## What the task asks
Extract the data exactly, missing nothing.

[Charts and diagrams as code]
....

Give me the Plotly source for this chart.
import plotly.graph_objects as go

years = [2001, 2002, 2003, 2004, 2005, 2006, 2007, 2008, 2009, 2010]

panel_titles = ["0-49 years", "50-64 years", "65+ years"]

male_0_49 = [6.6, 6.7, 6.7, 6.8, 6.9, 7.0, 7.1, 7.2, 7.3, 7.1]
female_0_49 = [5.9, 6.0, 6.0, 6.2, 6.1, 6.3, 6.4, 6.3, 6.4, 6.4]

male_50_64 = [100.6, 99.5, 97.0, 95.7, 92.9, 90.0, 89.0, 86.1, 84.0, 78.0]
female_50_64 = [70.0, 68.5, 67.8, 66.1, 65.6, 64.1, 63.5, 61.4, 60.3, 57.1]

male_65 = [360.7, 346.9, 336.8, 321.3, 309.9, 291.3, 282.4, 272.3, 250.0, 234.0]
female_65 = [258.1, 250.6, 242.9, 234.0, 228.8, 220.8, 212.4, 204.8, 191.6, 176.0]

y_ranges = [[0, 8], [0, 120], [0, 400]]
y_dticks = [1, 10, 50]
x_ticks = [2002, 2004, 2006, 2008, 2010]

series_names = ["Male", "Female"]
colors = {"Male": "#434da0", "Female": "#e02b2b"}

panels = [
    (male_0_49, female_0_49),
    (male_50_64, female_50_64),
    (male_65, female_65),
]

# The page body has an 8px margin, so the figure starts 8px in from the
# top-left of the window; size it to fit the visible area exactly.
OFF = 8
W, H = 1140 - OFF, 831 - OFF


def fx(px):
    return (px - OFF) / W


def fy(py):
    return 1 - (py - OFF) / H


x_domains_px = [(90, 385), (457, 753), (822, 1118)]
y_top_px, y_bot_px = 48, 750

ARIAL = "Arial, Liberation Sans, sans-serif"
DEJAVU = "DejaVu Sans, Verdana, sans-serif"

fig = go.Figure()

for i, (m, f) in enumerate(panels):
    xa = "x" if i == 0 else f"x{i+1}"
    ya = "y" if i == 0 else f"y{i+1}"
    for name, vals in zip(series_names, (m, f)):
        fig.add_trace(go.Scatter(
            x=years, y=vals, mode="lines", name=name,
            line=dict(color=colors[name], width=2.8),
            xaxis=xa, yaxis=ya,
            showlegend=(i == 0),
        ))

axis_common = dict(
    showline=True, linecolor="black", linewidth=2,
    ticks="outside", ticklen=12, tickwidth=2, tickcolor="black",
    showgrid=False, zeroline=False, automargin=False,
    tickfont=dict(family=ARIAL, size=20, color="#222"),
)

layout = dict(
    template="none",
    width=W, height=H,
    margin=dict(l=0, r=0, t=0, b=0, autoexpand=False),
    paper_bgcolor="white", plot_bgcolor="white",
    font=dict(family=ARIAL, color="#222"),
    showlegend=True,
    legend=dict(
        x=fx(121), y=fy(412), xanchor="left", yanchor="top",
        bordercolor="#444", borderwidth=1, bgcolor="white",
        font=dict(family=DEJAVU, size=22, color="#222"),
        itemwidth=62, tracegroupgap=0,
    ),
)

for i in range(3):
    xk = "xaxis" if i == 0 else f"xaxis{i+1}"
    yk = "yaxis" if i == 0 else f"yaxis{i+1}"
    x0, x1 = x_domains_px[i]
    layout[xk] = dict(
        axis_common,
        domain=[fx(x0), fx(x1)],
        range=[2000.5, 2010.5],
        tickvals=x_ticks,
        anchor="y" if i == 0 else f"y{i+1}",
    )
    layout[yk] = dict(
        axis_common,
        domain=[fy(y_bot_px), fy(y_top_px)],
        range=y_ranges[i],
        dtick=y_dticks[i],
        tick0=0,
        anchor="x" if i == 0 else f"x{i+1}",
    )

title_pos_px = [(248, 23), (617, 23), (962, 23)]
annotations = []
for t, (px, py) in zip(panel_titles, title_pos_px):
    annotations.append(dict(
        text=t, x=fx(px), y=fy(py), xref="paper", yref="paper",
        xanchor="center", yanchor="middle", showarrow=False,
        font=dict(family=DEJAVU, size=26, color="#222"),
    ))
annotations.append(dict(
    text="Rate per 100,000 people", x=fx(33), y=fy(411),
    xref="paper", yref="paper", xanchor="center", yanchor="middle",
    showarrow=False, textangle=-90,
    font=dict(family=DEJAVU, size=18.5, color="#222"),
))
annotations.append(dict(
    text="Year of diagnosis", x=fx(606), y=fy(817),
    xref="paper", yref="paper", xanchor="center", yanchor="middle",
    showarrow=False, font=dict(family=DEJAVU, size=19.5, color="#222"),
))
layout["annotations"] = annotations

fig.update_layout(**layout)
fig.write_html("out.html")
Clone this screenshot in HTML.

....

## Task response
Give me the Plotly source for this chart.
import plotly.graph_objects as go

years = [2001, 2002, 2003, 2004, 2005, 2006, 2007, 2008, 2009, 2010]

panel_titles = ["0-49 years", "50-64 years", "65+ years"]

male_0_49 = [6.6, 6.7, 6.7, 6.8, 6.9, 7.0, 7.1, 7.2, 7.3, 7.1]
female_0_49 = [5.9, 6.0, 6.0, 6.2, 6.1, 6.3, 6.4, 6.3, 6.4, 6.4]

male_50_64 = [100.6, 99.5, 97.0, 95.7, 92.9, 90.0, 89.0, 86.1, 84.0, 78.0]
female_50_64 = [70.0, 68.5, 67.8, 66.1, 65.6, 64.1, 63.5, 61.4, 60.3, 57.1]

male_65 = [360.7, 346.9, 336.8, 321.3, 309.9, 291.3, 282.4, 272.3, 250.0, 234.0]
female_65 = [258.1, 250.6, 242.9, 234.0, 228.8, 220.8, 212.4, 204.8, 191.6, 176.0]

y_ranges = [[0, 8], [0, 120], [0, 400]]
y_dticks = [1, 10, 50]
x_ticks = [2002, 2004, 2006, 2008, 2010]

series_names = ["Male", "Female"]
colors = {"Male": "#434da0", "Female": "#e02b2b"}

panels = [
    (male_0_49, female_0_49),
    (male_50_64, female_50_64),
    (male_65, female_65),
]

# The page body has an 8px margin, so the figure starts 8px in from the
# top-left of the window; size it to fit the visible area exactly.
OFF = 8
W, H = 1140 - OFF, 831 - OFF


def fx(px):
    return (px - OFF) / W


def fy(py):
    return 1 - (py - OFF) / H


x_domains_px = [(90, 385), (457, 753), (822, 1118)]
y_top_px, y_bot_px = 48, 750

ARIAL = "Arial, Liberation Sans, sans-serif"
DEJAVU = "DejaVu Sans, Verdana, sans-serif"

fig = go.Figure()

for i, (m, f) in enumerate(panels):
    xa = "x" if i == 0 else f"x{i+1}"
    ya = "y" if i == 0 else f"y{i+1}"
    for name, vals in zip(series_names, (m, f)):
        fig.add_trace(go.Scatter(
            x=years, y=vals, mode="lines", name=name,
            line=dict(color=colors[name], width=2.8),
            xaxis=xa, yaxis=ya,
            showlegend=(i == 0),
        ))

axis_common = dict(
    showline=True, linecolor="black", linewidth=2,
    ticks="outside", ticklen=12, tickwidth=2, tickcolor="black",
    showgrid=False, zeroline=False, automargin=False,
    tickfont=dict(family=ARIAL, size=20, color="#222"),
)

layout = dict(
    template="none",
    width=W, height=H,
    margin=dict(l=0, r=0, t=0, b=0, autoexpand=False),
    paper_bgcolor="white", plot_bgcolor="white",
    font=dict(family=ARIAL, color="#222"),
    showlegend=True,
    legend=dict(
        x=fx(121), y=fy(412), xanchor="left", yanchor="top",
        bordercolor="#444", borderwidth=1, bgcolor="white",
        font=dict(family=DEJAVU, size=22, color="#222"),
        itemwidth=62, tracegroupgap=0,
    ),
)

for i in range(3):
    xk = "xaxis" if i == 0 else f"xaxis{i+1}"
    yk = "yaxis" if i == 0 else f"yaxis{i+1}"
    x0, x1 = x_domains_px[i]
    layout[xk] = dict(
        axis_common,
        domain=[fx(x0), fx(x1)],
        range=[2000.5, 2010.5],
        tickvals=x_ticks,
        anchor="y" if i == 0 else f"y{i+1}",
    )
    layout[yk] = dict(
        axis_common,
        domain=[fy(y_bot_px), fy(y_top_px)],
        range=y_ranges[i],
        dtick=y_dticks[i],
        tick0=0,
        anchor="x" if i == 0 else f"x{i+1}",
    )

title_pos_px = [(248, 23), (617, 23), (962, 23)]
annotations = []
for t, (px, py) in zip(panel_titles, title_pos_px):
    annotations.append(dict(
        text=t, x=fx(px), y=fy(py), xref="paper", yref="paper",
        xanchor="center", yanchor="middle", showarrow=False,
        font=dict(family=DEJAVU, size=26, color="#222"),
    ))
annotations.append(dict(
    text="Rate per 100,000 people", x=fx(33), y=fy(411),
    xref="paper", yref="paper", xanchor="center", yanchor="middle",
    showarrow=False, textangle=-90,
    font=dict(family=DEJAVU, size=18.5, color="#222"),
))
annotations.append(dict(
    text="Year of diagnosis", x=fx(606), y=fy(817),
    xref="paper", yref="paper", xanchor="center", yanchor="middle",
    showarrow=False, font=dict(family=DEJAVU, size=19.5, color="#222"),
))
layout["annotations"] = annotations

fig.update_layout(**layout)
fig.write_html("out.html")
Clone this screenshot in HTML.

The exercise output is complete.